Janardhan Rao (Jana) Doppa
PhD. Student
School of EECS
Oregon State University


We are witnessing the rise of the “Big Data” paradigm, in which massive amounts of data (e.g., text, images, videos, speech) -- much of it collected as a side-effect of ordinary human activity -- can be analyzed to make sense of the data, and to make useful predictions. To fully realize the promise of Big Data, we need automated systems that can transform structured inputs to structured outputs (e.g., parsing a sentence, resolving coreferences of entity and event mentions in a piece of text, interpreting a visual scene, translating from one language to another). Problems such as these are often referred to as structured prediction problems in the machine learning community. These prediction problems pose severe learning challenges due to the huge number of possible outputs (e.g., many possible parse trees for a sentence).
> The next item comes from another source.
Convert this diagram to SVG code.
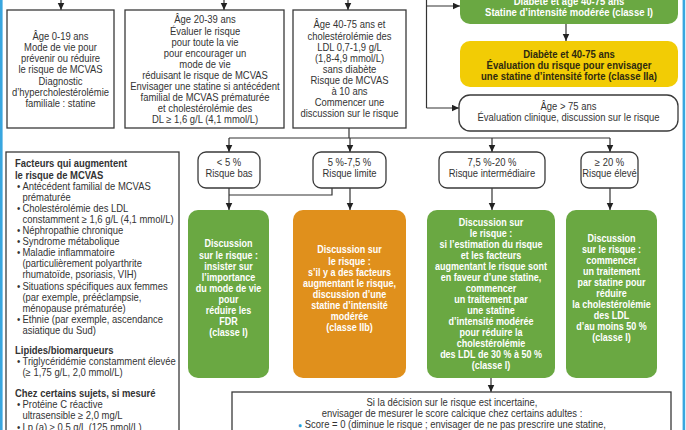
<svg xmlns="http://www.w3.org/2000/svg" width="686" height="430" viewBox="0 0 686 430">
<defs>
<style>
.box{fill:#fff;stroke:#3a3a3a;stroke-width:1.3}
.rbox{fill:#fff;stroke:#3a3a3a;stroke-width:1.3}
.green{fill:#6aa842}
.orange{fill:#e0901c}
.yellow{fill:#f2cc05}
.t{font-family:"Liberation Sans",Arial,sans-serif;font-size:10.5px;fill:#333;text-anchor:middle}
.hb{font-weight:bold}
.w{font-family:"Liberation Sans",Arial,sans-serif;font-size:10px;font-weight:bold;fill:#fff;text-anchor:middle}
.wt{font-family:"Liberation Sans",Arial,sans-serif;font-size:10.6px;font-weight:bold;fill:#fff;text-anchor:middle}
.yt{font-family:"Liberation Sans",Arial,sans-serif;font-size:10.6px;font-weight:bold;fill:#2e2a10;text-anchor:middle}
.l{font-family:"Liberation Sans",Arial,sans-serif;font-size:10.5px;fill:#333;text-anchor:start}
.con{fill:none;stroke:#333;stroke-width:1.2}
.arr{fill:none;stroke:#333;stroke-width:1.2;marker-end:url(#ah)}
</style>
<marker id="ah" markerUnits="userSpaceOnUse" markerWidth="8" markerHeight="8" refX="7.5" refY="3.5" orient="auto">
<path d="M0,0 L7.5,3.5 L0,7 z" fill="#222"/>
</marker>
</defs>
<rect x="0" y="0" width="686" height="430" fill="#fff"/>
<rect x="0" y="0" width="2.6" height="430" fill="#39a6df"/>
<rect x="682.6" y="0" width="2.6" height="430" fill="#39a6df"/>

<g id="connectors">
<path class="arr" d="M61,0 V10"/>
<path class="arr" d="M224,0 V10"/>
<path class="arr" d="M348,0 V10"/>
<path class="con" d="M426.5,0 V108"/>
<path class="arr" d="M426.5,6 H460"/>
<path class="arr" d="M426.5,108 H459"/>
<path class="arr" d="M566,24 V41"/>
<path class="con" d="M349,128 V138 M229,138 H610"/>
<path class="arr" d="M229,138 V152"/>
<path class="arr" d="M350,138 V152"/>
<path class="arr" d="M492,138 V152"/>
<path class="arr" d="M610,138 V152"/>
<path class="con" d="M332,188 V195 H229"/>
<path class="arr" d="M229,188 V210"/>
<path class="arr" d="M350,188 V210"/>
<path class="arr" d="M492,188 V210"/>
<path class="arr" d="M610,188 V210"/>
<path class="arr" d="M491,378 V392"/>
</g>

<g id="age0-19">
<rect class="box" x="7" y="10" width="107" height="118"/>
<g transform="translate(60.5,0) scale(0.9,1)">
<text class="t" x="0" y="40.2">Âge 0-19 ans</text>
<text class="t" x="0" y="51.3">Mode de vie pour</text>
<text class="t" x="0" y="62.4">prévenir ou réduire</text>
<text class="t" x="0" y="73.5">le risque de MCVAS</text>
<text class="t" x="0" y="84.6">Diagnostic</text>
<text class="t" x="0" y="95.7">d’hypercholestérolémie</text>
<text class="t" x="0" y="106.8">familiale : statine</text>
</g>
</g>

<g id="age20-39">
<rect class="box" x="125" y="10" width="159" height="118"/>
<g transform="translate(205,0) scale(0.9,1)">
<text class="t" x="0" y="23.5">Âge 20-39 ans</text>
<text class="t" x="0" y="34.6">Évaluer le risque</text>
<text class="t" x="0" y="45.7">pour toute la vie</text>
<text class="t" x="0" y="56.8">pour encourager un</text>
<text class="t" x="0" y="67.9">mode de vie</text>
<text class="t" x="0" y="79">réduisant le risque de MCVAS</text>
<text class="t" x="0" y="90.1">Envisager une statine si antécédent</text>
<text class="t" x="0" y="101.2">familial de MCVAS prématurée</text>
<text class="t" x="0" y="112.3">et cholestérolémie des</text>
<text class="t" x="0" y="123.2">DL ≥ 1,6 g/L (4,1 mmol/L)</text>
</g>
</g>

<g id="age40-75">
<rect class="box" x="293" y="10" width="113" height="118"/>
<g transform="translate(349.5,0) scale(0.9,1)">
<text class="t" x="0" y="28.5">Âge 40-75 ans et</text>
<text class="t" x="0" y="39.6">cholestérolémie des</text>
<text class="t" x="0" y="50.7">LDL 0,7-1,9 g/L</text>
<text class="t" x="0" y="61.8">(1,8-4,9 mmol/L)</text>
<text class="t" x="0" y="72.9">sans diabète</text>
<text class="t" x="0" y="84">Risque de MCVAS</text>
<text class="t" x="0" y="95.1">à 10 ans</text>
<text class="t" x="0" y="106.2">Commencer une</text>
<text class="t" x="0" y="117.3">discussion sur le risque</text>
</g>
</g>

<g id="diabete-moderee">
<rect class="green" x="460" y="-20" width="218" height="44" rx="10"/>
<g transform="translate(569,0) scale(0.9,1)">
<text class="wt" x="0" y="5">Diabète et âge 40-75 ans</text>
<text class="wt" x="0" y="16">Statine d’intensité modérée (classe I)</text>
</g>
</g>

<g id="diabete-forte">
<rect class="yellow" x="460" y="41" width="218" height="46" rx="10"/>
<g transform="translate(569,0) scale(0.9,1)">
<text class="yt" x="0" y="58.5">Diabète et 40-75 ans</text>
<text class="yt" x="0" y="69.3">Évaluation du risque pour envisager</text>
<text class="yt" x="0" y="80">une statine d’intensité forte (classe IIa)</text>
</g>
</g>

<g id="age75">
<rect class="rbox" x="459" y="95" width="219" height="36" rx="11"/>
<g transform="translate(568.5,0) scale(0.9,1)">
<text class="t" x="0" y="110.5">Âge &gt; 75 ans</text>
<text class="t" x="0" y="121.5">Évaluation clinique, discussion sur le risque</text>
</g>
</g>

<g id="risque-bas">
<rect class="rbox" x="198" y="152" width="62" height="36" rx="8"/>
<g transform="translate(229,0) scale(0.9,1)">
<text class="t" x="0" y="166.5">&lt; 5 %</text>
<text class="t" x="0" y="177.5">Risque bas</text>
</g>
</g>

<g id="risque-limite">
<rect class="rbox" x="313" y="152" width="73" height="36" rx="8"/>
<g transform="translate(349.5,0) scale(0.9,1)">
<text class="t" x="0" y="166.5">5 %-7,5 %</text>
<text class="t" x="0" y="177.5">Risque limite</text>
</g>
</g>

<g id="risque-intermediaire">
<rect class="rbox" x="439" y="152" width="106" height="36" rx="8"/>
<g transform="translate(492,0) scale(0.9,1)">
<text class="t" x="0" y="166.5">7,5 %-20 %</text>
<text class="t" x="0" y="177.5">Risque intermédiaire</text>
</g>
</g>

<g id="risque-eleve">
<rect class="rbox" x="581" y="152" width="57" height="36" rx="8"/>
<g transform="translate(609.5,0) scale(0.9,1)">
<text class="t" x="0" y="166.5">≥ 20 %</text>
<text class="t" x="0" y="177.5">Risque élevé</text>
</g>
</g>

<g id="discussion-bas">
<rect class="green" x="188" y="210" width="81" height="168" rx="10"/>
<g transform="translate(228.5,0) scale(0.9,1)">
<text class="w" x="0" y="247.5">Discussion</text>
<text class="w" x="0" y="258.6">sur le risque :</text>
<text class="w" x="0" y="269.7">insister sur</text>
<text class="w" x="0" y="280.8">l’importance</text>
<text class="w" x="0" y="291.9">du mode de vie</text>
<text class="w" x="0" y="303">pour</text>
<text class="w" x="0" y="314.1">réduire les</text>
<text class="w" x="0" y="325.2">FDR</text>
<text class="w" x="0" y="336.3">(classe I)</text>
</g>
</g>

<g id="discussion-limite">
<rect class="orange" x="293" y="210" width="113" height="168" rx="10"/>
<g transform="translate(349.5,0) scale(0.9,1)">
<text class="w" x="0" y="253.5">Discussion sur</text>
<text class="w" x="0" y="264.6">le risque :</text>
<text class="w" x="0" y="275.7">s’il y a des facteurs</text>
<text class="w" x="0" y="286.8">augmentant le risque,</text>
<text class="w" x="0" y="297.9">discussion d’une</text>
<text class="w" x="0" y="309">statine d’intensité</text>
<text class="w" x="0" y="320.1">modérée</text>
<text class="w" x="0" y="331.2">(classe IIb)</text>
</g>
</g>

<g id="discussion-intermediaire">
<rect class="green" x="427" y="210" width="128" height="168" rx="10"/>
<g transform="translate(491,0) scale(0.9,1)">
<text class="w" x="0" y="226.5">Discussion sur</text>
<text class="w" x="0" y="237.5">le risque :</text>
<text class="w" x="0" y="248.5">si l’estimation du risque</text>
<text class="w" x="0" y="259.5">et les facteurs</text>
<text class="w" x="0" y="270.5">augmentant le risque sont</text>
<text class="w" x="0" y="281.5">en faveur d’une statine,</text>
<text class="w" x="0" y="292.5">commencer</text>
<text class="w" x="0" y="303.5">un traitement par</text>
<text class="w" x="0" y="314.5">une statine</text>
<text class="w" x="0" y="325.5">d’intensité modérée</text>
<text class="w" x="0" y="336.5">pour réduire la</text>
<text class="w" x="0" y="347.5">cholestérolémie</text>
<text class="w" x="0" y="358.5">des LDL de 30 % à 50 %</text>
<text class="w" x="0" y="369.5">(classe I)</text>
</g>
</g>

<g id="discussion-eleve">
<rect class="green" x="566" y="210" width="91" height="168" rx="10"/>
<g transform="translate(611.5,0) scale(0.9,1)">
<text class="w" x="0" y="242.5">Discussion</text>
<text class="w" x="0" y="253.5">sur le risque :</text>
<text class="w" x="0" y="264.5">commencer</text>
<text class="w" x="0" y="275.5">un traitement</text>
<text class="w" x="0" y="286.5">par statine pour</text>
<text class="w" x="0" y="297.5">réduire</text>
<text class="w" x="0" y="308.5">la cholestérolémie</text>
<text class="w" x="0" y="319.5">des LDL</text>
<text class="w" x="0" y="330.5">d’au moins 50 %</text>
<text class="w" x="0" y="341.5">(classe I)</text>
</g>
</g>

<g id="facteurs">
<rect class="box" x="6" y="152" width="173" height="300"/>
<g transform="translate(15,0) scale(0.9,1)">
<text class="l hb" x="0" y="167.5">Facteurs qui augmentent</text>
<text class="l hb" x="0" y="178.6">le risque de MCVAS</text>
<text class="l" x="2.2" y="189.7">•</text><text class="l" x="8.3" y="189.7">Antécédent familial de MCVAS</text>
<text class="l" x="8.3" y="200.8">prématurée</text>
<text class="l" x="2.2" y="211.9">•</text><text class="l" x="8.3" y="211.9">Cholestérolémie des LDL</text>
<text class="l" x="8.3" y="223">constamment ≥ 1,6 g/L (4,1 mmol/L)</text>
<text class="l" x="2.2" y="234.1">•</text><text class="l" x="8.3" y="234.1">Néphropathie chronique</text>
<text class="l" x="2.2" y="245.2">•</text><text class="l" x="8.3" y="245.2">Syndrome métabolique</text>
<text class="l" x="2.2" y="256.3">•</text><text class="l" x="8.3" y="256.3">Maladie inflammatoire</text>
<text class="l" x="8.3" y="267.4">(particulièrement polyarthrite</text>
<text class="l" x="8.3" y="278.5">rhumatoïde, psoriasis, VIH)</text>
<text class="l" x="2.2" y="289.6">•</text><text class="l" x="8.3" y="289.6">Situations spécifiques aux femmes</text>
<text class="l" x="8.3" y="300.7">(par exemple, prééclampsie,</text>
<text class="l" x="8.3" y="311.8">ménopause prématurée)</text>
<text class="l" x="2.2" y="322.9">•</text><text class="l" x="8.3" y="322.9">Ethnie (par exemple, ascendance</text>
<text class="l" x="8.3" y="334">asiatique du Sud)</text>
<text class="l hb" x="0" y="354.3">Lipides/biomarqueurs</text>
<text class="l" x="2.2" y="365.4">•</text><text class="l" x="8.3" y="365.4">Triglycéridémie constamment élevée</text>
<text class="l" x="8.3" y="376.5">(≥ 1,75 g/L, 2,0 mmol/L)</text>
<text class="l hb" x="0" y="397">Chez certains sujets, si mesuré</text>
<text class="l" x="2.2" y="408.4">•</text><text class="l" x="8.3" y="408.4">Protéine C réactive</text>
<text class="l" x="8.3" y="419.5">ultrasensible ≥ 2,0 mg/L</text>
<text class="l" x="2.2" y="430.6">•</text><text class="l" x="8.3" y="430.6">Lp (a) ≥ 0,5 g/L (125 nmol/L)</text>
</g>
</g>

<g id="score-calcique">
<rect class="box" x="232" y="392" width="439" height="60"/>
<g transform="translate(452,0) scale(0.9,1)">
<text class="t" x="0" y="406.5">Si la décision sur le risque est incertaine,</text>
<text class="t" x="0" y="417.2">envisager de mesurer le score calcique chez certains adultes :</text>
<text class="t" x="0" y="427.8"><tspan fill="#2b9ad6" font-size="7.5">●</tspan> Score = 0 (diminue le risque ; envisager de ne pas prescrire une statine,</text>
</g>
</g>
</svg>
In this talk, I will introduce a new framework to solve these structured prediction problems called HC-Search. The problem of structured prediction is formulated as an explicit search process in the combinatorial space of outputs. The search seeks to optimize the cost function C using a heuristic H to guide the search. Both the cost function and the heuristic are learned from supervised data to minimize a given task loss function. I show that my HC-Search framework achieves state-of-the-art results in a wide range of structured prediction problems that arise in natural language processing and computer vision, exceeding the previous best results by significant margins. I will close with some on-going work on applications of this framework and challenging open problems.

Speaker Bio

Janardhan Rao (Jana) Doppa is a final year PhD student with the Artificial Intelligence group at Oregon State University. He received his M.Tech degree in computer science from Indian Institute of Technology (IIT), Kanpur, India. His general research interests are in Artificial Intelligence (AI) and Machine learning. His dissertation explores how to integrate two fundamental branches of AI, namely learning and search to solve structured prediction problems arising in natural language processing (NLP) and computer vision (CV). He received an Outstanding Paper Award at the AAAI 2013 conference for his structured prediction work, and an Outstanding Graduate Research Assistant Award (2013) from the College of Engineering, Oregon State University.